** WHAT THIS TASK INVOLVES **
Beginning with the first line, set down every line through the one containing "(1024,154) -- (1024,164);", exactly as it appears, but not the pictures.

::::::

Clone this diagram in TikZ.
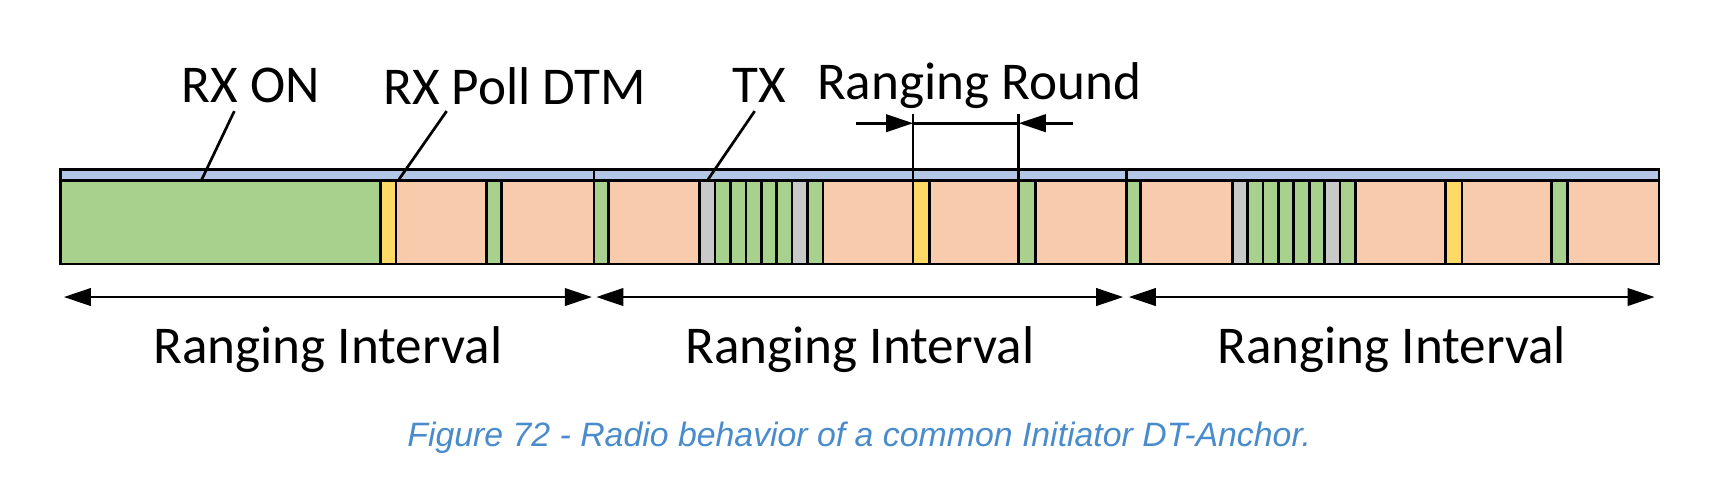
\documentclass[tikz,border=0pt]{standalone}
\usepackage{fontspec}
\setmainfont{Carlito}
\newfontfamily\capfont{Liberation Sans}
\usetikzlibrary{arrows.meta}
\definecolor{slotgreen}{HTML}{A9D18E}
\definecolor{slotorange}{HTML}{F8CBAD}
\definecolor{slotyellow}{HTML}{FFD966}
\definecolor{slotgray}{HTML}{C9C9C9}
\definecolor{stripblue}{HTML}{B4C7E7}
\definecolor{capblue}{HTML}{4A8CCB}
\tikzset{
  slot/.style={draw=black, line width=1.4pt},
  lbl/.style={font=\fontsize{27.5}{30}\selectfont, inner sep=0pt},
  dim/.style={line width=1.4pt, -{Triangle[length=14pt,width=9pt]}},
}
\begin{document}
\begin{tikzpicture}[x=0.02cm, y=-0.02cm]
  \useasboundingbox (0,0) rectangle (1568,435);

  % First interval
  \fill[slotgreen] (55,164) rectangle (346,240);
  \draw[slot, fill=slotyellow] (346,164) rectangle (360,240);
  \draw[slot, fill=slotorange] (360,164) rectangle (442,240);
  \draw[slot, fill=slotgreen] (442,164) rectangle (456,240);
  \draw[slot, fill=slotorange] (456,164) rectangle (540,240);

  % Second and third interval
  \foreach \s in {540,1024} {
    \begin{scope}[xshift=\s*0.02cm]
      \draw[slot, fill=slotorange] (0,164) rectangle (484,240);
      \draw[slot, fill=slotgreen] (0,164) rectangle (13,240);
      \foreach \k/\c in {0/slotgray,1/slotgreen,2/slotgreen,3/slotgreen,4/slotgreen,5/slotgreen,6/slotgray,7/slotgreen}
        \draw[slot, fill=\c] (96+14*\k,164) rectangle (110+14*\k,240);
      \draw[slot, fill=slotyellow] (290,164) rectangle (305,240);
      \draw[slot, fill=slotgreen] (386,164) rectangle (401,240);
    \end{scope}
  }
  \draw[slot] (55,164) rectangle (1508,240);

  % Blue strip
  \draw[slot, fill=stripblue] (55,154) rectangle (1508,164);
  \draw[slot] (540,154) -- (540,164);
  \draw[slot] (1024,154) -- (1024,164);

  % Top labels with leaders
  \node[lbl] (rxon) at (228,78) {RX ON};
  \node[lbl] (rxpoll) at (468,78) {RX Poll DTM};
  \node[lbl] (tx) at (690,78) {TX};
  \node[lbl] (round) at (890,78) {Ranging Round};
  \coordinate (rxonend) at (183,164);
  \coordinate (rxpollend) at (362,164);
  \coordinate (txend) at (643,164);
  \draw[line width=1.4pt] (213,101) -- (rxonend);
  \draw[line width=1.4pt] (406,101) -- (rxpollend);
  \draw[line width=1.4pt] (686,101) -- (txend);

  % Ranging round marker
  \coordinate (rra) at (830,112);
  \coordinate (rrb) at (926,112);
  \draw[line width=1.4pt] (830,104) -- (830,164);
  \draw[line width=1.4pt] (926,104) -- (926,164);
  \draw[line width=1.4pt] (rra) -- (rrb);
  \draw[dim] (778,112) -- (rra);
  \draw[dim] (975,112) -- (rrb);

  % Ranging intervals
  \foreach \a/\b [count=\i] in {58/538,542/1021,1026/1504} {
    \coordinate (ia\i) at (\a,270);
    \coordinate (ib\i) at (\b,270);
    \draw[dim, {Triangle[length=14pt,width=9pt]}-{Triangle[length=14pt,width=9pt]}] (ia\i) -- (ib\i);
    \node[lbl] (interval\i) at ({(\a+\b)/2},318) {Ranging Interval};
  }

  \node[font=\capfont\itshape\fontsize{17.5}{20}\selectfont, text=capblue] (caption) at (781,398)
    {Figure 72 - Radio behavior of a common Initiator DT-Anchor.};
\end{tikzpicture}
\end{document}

::::::

** TASK SOLUTION **
Clone this diagram in TikZ.
\documentclass[tikz,border=0pt]{standalone}
\usepackage{fontspec}
\setmainfont{Carlito}
\newfontfamily\capfont{Liberation Sans}
\usetikzlibrary{arrows.meta}
\definecolor{slotgreen}{HTML}{A9D18E}
\definecolor{slotorange}{HTML}{F8CBAD}
\definecolor{slotyellow}{HTML}{FFD966}
\definecolor{slotgray}{HTML}{C9C9C9}
\definecolor{stripblue}{HTML}{B4C7E7}
\definecolor{capblue}{HTML}{4A8CCB}
\tikzset{
  slot/.style={draw=black, line width=1.4pt},
  lbl/.style={font=\fontsize{27.5}{30}\selectfont, inner sep=0pt},
  dim/.style={line width=1.4pt, -{Triangle[length=14pt,width=9pt]}},
}
\begin{document}
\begin{tikzpicture}[x=0.02cm, y=-0.02cm]
  \useasboundingbox (0,0) rectangle (1568,435);

  % First interval
  \fill[slotgreen] (55,164) rectangle (346,240);
  \draw[slot, fill=slotyellow] (346,164) rectangle (360,240);
  \draw[slot, fill=slotorange] (360,164) rectangle (442,240);
  \draw[slot, fill=slotgreen] (442,164) rectangle (456,240);
  \draw[slot, fill=slotorange] (456,164) rectangle (540,240);

  % Second and third interval
  \foreach \s in {540,1024} {
    \begin{scope}[xshift=\s*0.02cm]
      \draw[slot, fill=slotorange] (0,164) rectangle (484,240);
      \draw[slot, fill=slotgreen] (0,164) rectangle (13,240);
      \foreach \k/\c in {0/slotgray,1/slotgreen,2/slotgreen,3/slotgreen,4/slotgreen,5/slotgreen,6/slotgray,7/slotgreen}
        \draw[slot, fill=\c] (96+14*\k,164) rectangle (110+14*\k,240);
      \draw[slot, fill=slotyellow] (290,164) rectangle (305,240);
      \draw[slot, fill=slotgreen] (386,164) rectangle (401,240);
    \end{scope}
  }
  \draw[slot] (55,164) rectangle (1508,240);

  % Blue strip
  \draw[slot, fill=stripblue] (55,154) rectangle (1508,164);
  \draw[slot] (540,154) -- (540,164);
  \draw[slot] (1024,154) -- (1024,164);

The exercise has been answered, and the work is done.